Shortly after, my uncle died, and my aunt's alzheimers got worse. She spent the next 7 years in a nursing home with my mom's brother (an uncle who I don't know that well) having power of attorney over her.

We got a call at 10pm tonight from the nursing home. My aunt passed away 9pm.

We weren't close or anything, and I haven't seen her in 7 or 8 years. If you know anyone with severe Alzheimers, you'd know that her death is a blessing.

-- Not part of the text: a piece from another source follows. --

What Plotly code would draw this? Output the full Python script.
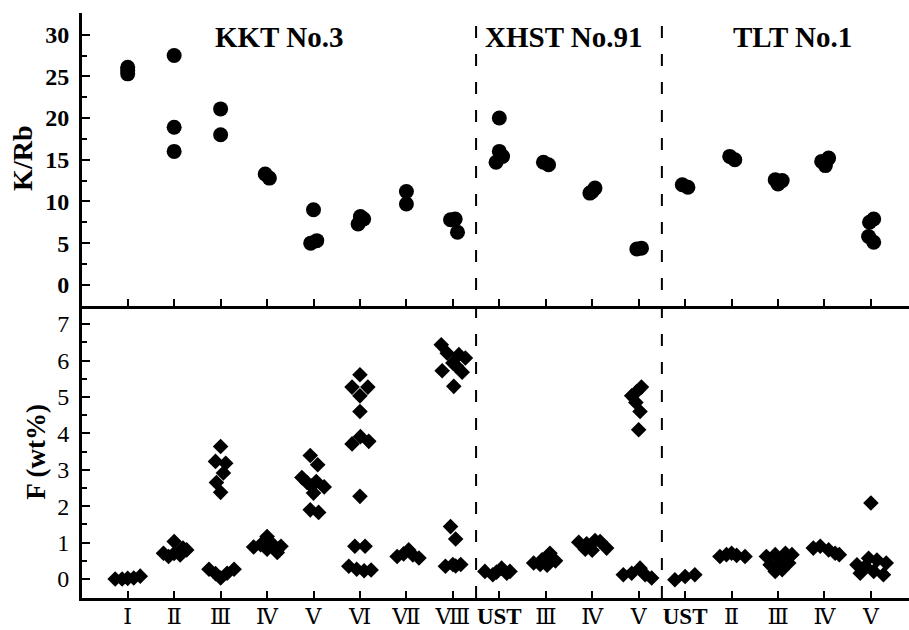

Now, on to the morbid, insensitive part. My parents are now in possession of a completely paid-off house worth about $200,000 (possibly more since Katrina). They plan to sell it and pay off our house and additional bills. After that, I bitterly wonder if they'll do anything extra to help me. For example, my credit card debt, my student loans, my fiscal inability to move out, my inevitibly failing car, etc. Helping with one of these many financial issues would take a load of stress off my back, but something tells me I shouldn't hold my breath. It's kind of like when you fill out a FAFSA, entering your father's income, only to find out that you are inelgible for any sort of aid, and the expected yearly contribution from your father is somewhere in the $40k range... Yet, you see yourself with the above-mentioned financial issues, holding 2 part-time jobs, and wondering if you'd have been able to make it as an engineer if school was your only worry.

I'm being very bitter and should appreciate what my dad does for me already, since other people don't have nearly the amount of what little financial comfort I have... I suppose I just hang out with the wrong people.

On a lighter note, I'm staying up all night tonight, calling in for work tomorrow (death in the family, of course), and taking a long nap. Life is grand.